Kylie Maybury, 6, was murdered on a family errand: 32 years later police swoop

Kylie Maybury was killed in Preston in 1984. Kylie had gone to this shop in Plenty Road, Preston, to buy sugar. Photo: Fairfax Photographic

Kylie’s mother, Julie, and her grandfather, John Moss, at a press conference in November 1984. Photo: John Lamb

Gregory Keith Davies, 73, outside court. Photo: Eddie Jim

Suspect charged over 1984 killing of six-year-old Kylie MayburyMan accused of Kylie Maybury’s murder lived quiet life in tiny town

The beauty of cold forensic science is it can be used to catch killers and it can be used to clear those wrongly accused.

On Thursday police charged Gregory Keith Davies, 73, over the murder of six-year-old Kylie Maybury, who was abducted and raped while on an errand to a Preston milk bar on Melbourne Cup Day, 1984.

The crime was so horrible and rare that police always worked on the basis that there was only a handful of suspects capable of such a thing.

As would be expected, the victim’s clothing showed obvious signs of the nature of the attack, but it was pre-DNA days and any forensic examinations took the police no closer to the killer.

Two relatives of Kylie – her grandfather, John Moss, and uncle, Mark Maybury – committed suicide in separate incidents after the murder.

Mr Moss died in October 1985, less than 12 months after Kylie’s body was discovered and after rumours linked him to her death. Homicide investigations cleared him of any involvement.

Mark Maybury hanged himself in his cell at Pentridge Prison in February 1987. The charges against him were unrelated.
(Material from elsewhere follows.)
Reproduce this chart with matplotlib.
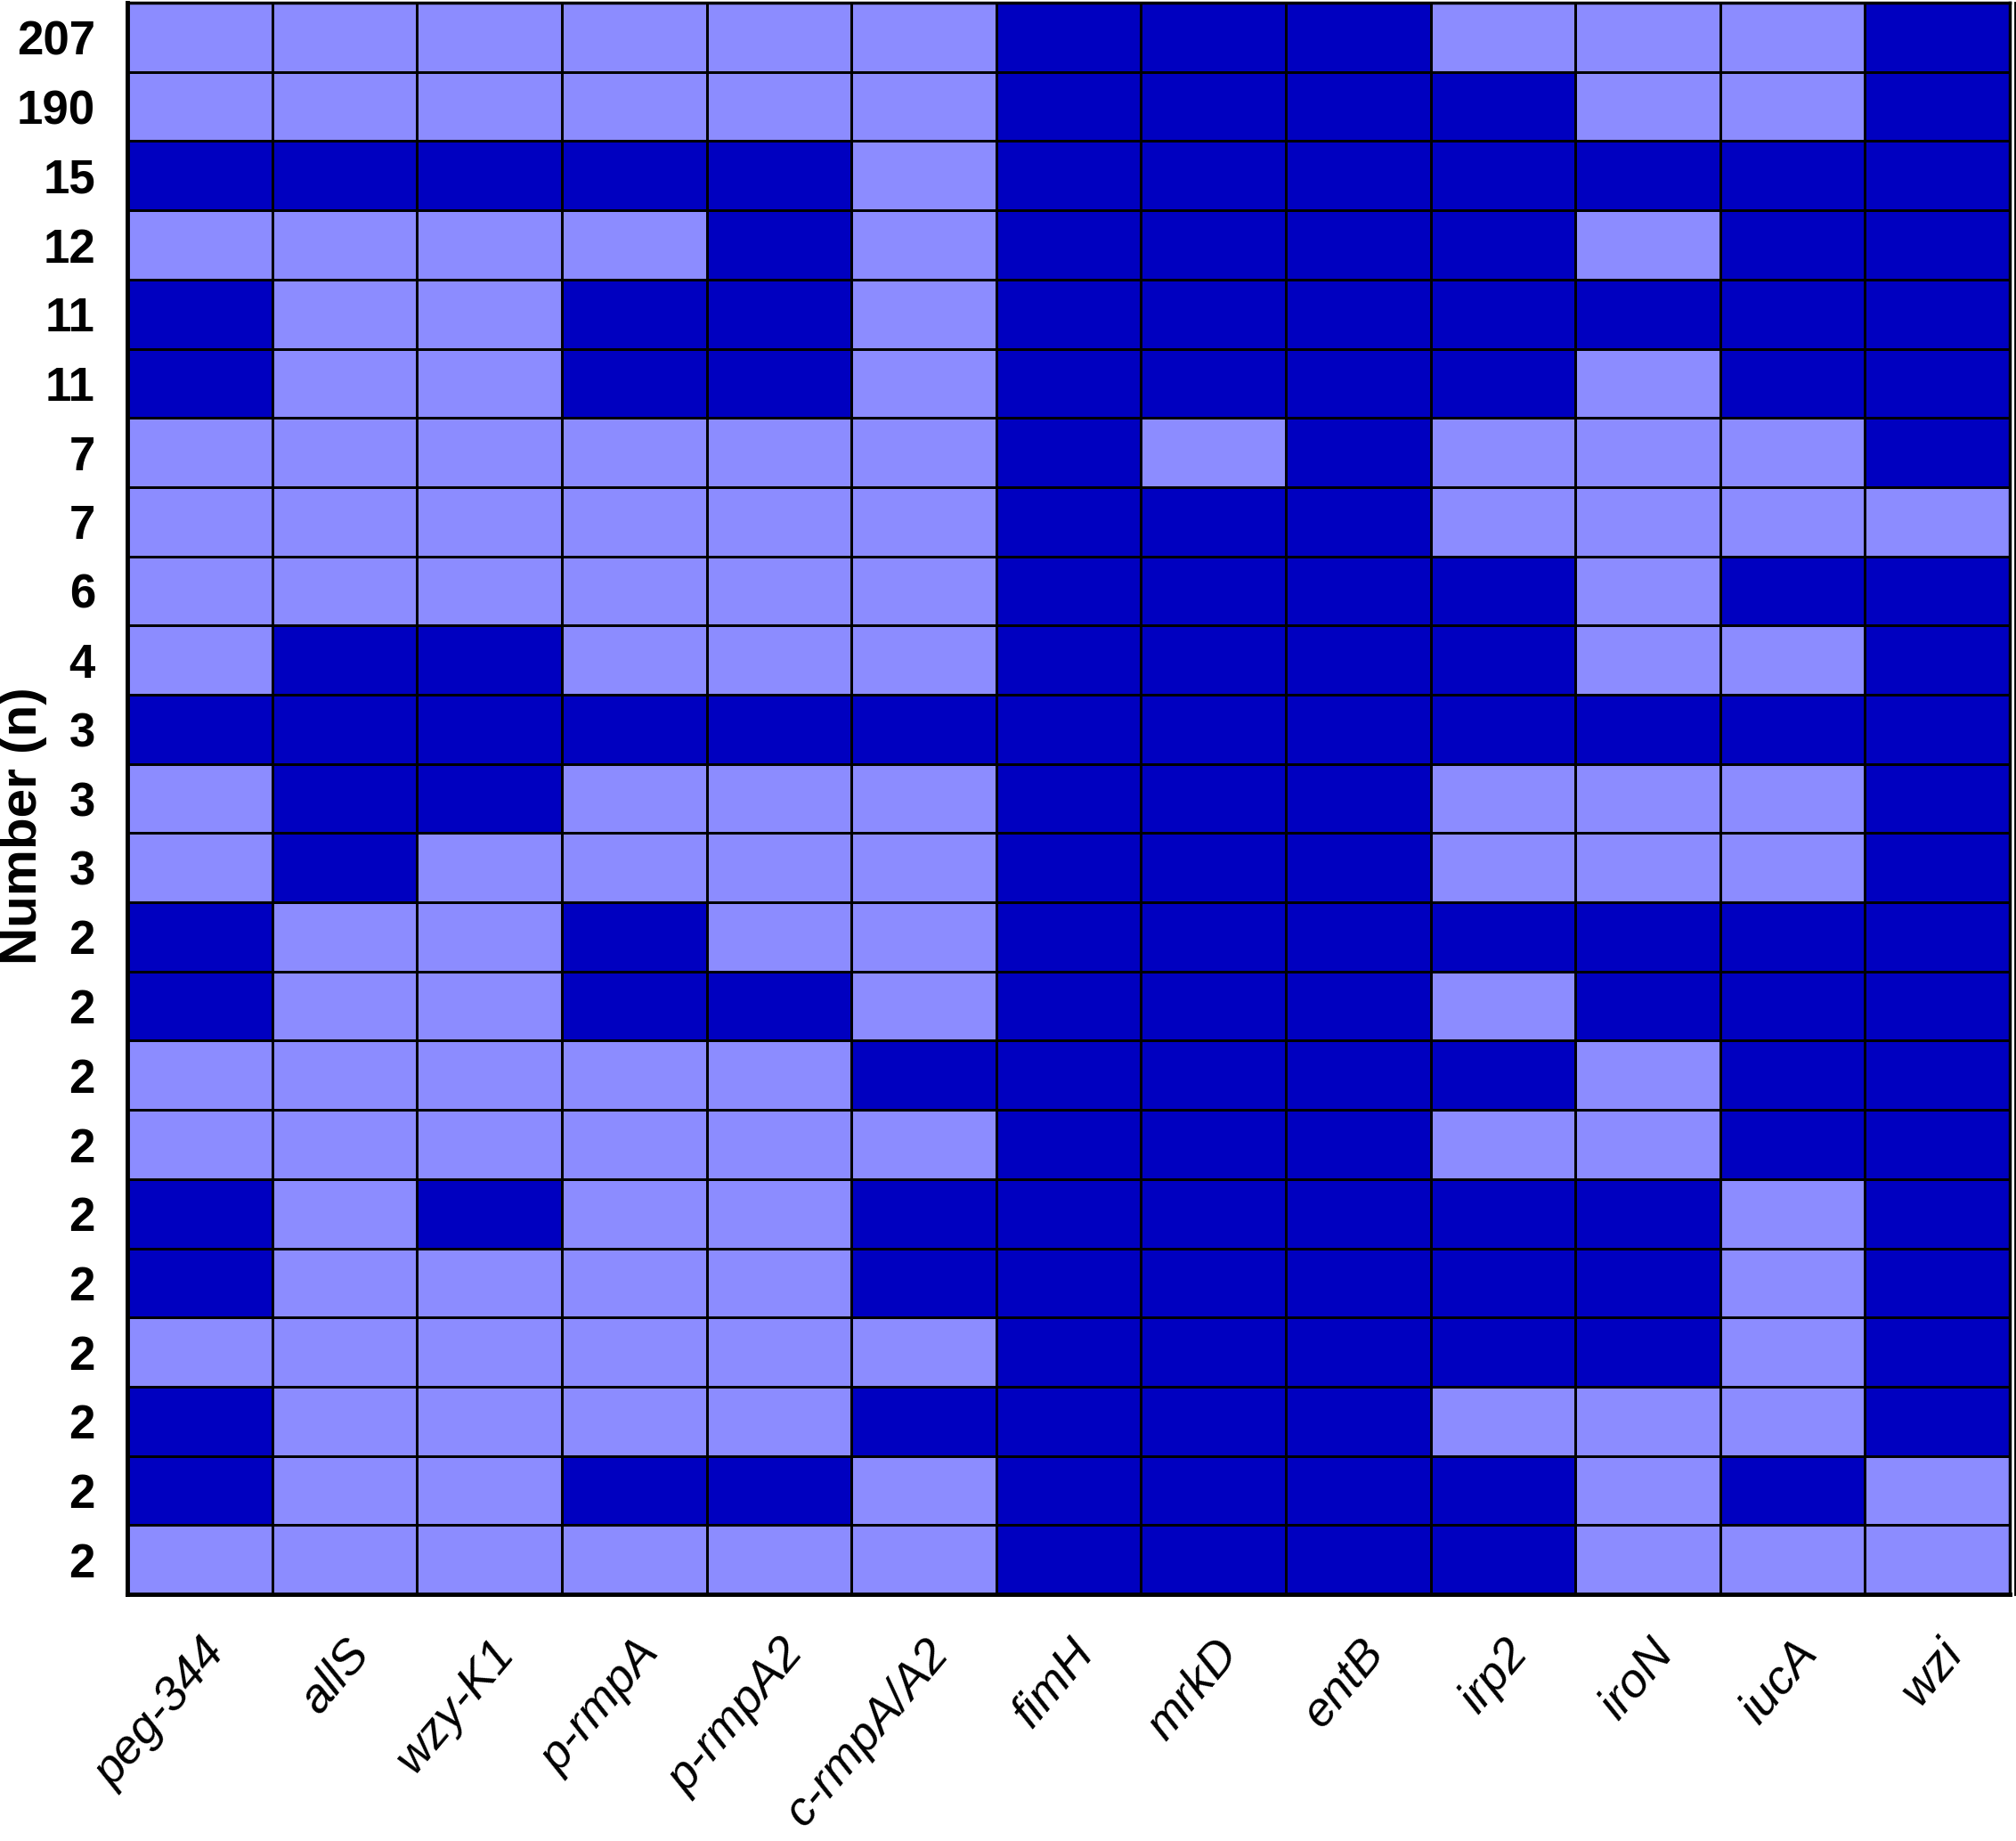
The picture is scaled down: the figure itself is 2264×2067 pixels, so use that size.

Once those close to the victim had been cleared it was obvious that it was a random and opportunistic attack. Such offenders are rare and usually strike again.

Seven years after the murder there was a remarkably similar crime against another six-year-old, Sheree Beasley, who was abducted on June 29, 1991, near her Rosebud home. Her body was found in a drain on September 26 in Red Hill.

Both Kylie and Sheree were abducted while returning from errands at local shops. In both cases the suspected cause of death was asphyxiation. One victim was dumped in a gutter and one in a drain.

Former church elder Robert Arthur Selby Lowe was convicted of the Beasley murder and sentenced to life in prison.

A re-examination of the Maybury case made Lowe the main suspect when police found he was active in the Preston area and offending around the time Kylie was killed.

Lowe’s psychotherapist Margaret Hobbs said Lowe was fascinated with little girls wearing pink. Sheree Beasley was dressed in pink and Kylie Maybury carried a pink “strawberry shortcake” bag.

Kylie Maybury was abducted on a public holiday and Sheree was taken on a Saturday when Lowe was not working..

Weeks before Kylie Maybury’s abduction in late 1984, Lowe was interviewed in relation to offensive behaviour involving three young girls in Tyler Street, Preston, less than a kilometre from where Kylie’s body was found.

It was a compelling circumstantial case and, with similar fact evidence, some police believed they had their man. The final step was to check the victim’s clothing to see if the offender could be established using new DNA testing.

In 1995 experts found there was enough DNA material on the clothing to identify the killer. Lowe resisted through the courts any attempt to force him to provide a sample. This strengthened police views he was the killer.

But when they finally got the sample he was cleared. Science showed he was the wrong man. Without that ironclad proof perhaps Lowe would have been charged and convicted.

On Thursday the head of the homicide squad, Detective Inspector Mick Hughes, refused to say if police had a positive match to the man who was finally charged with the killing.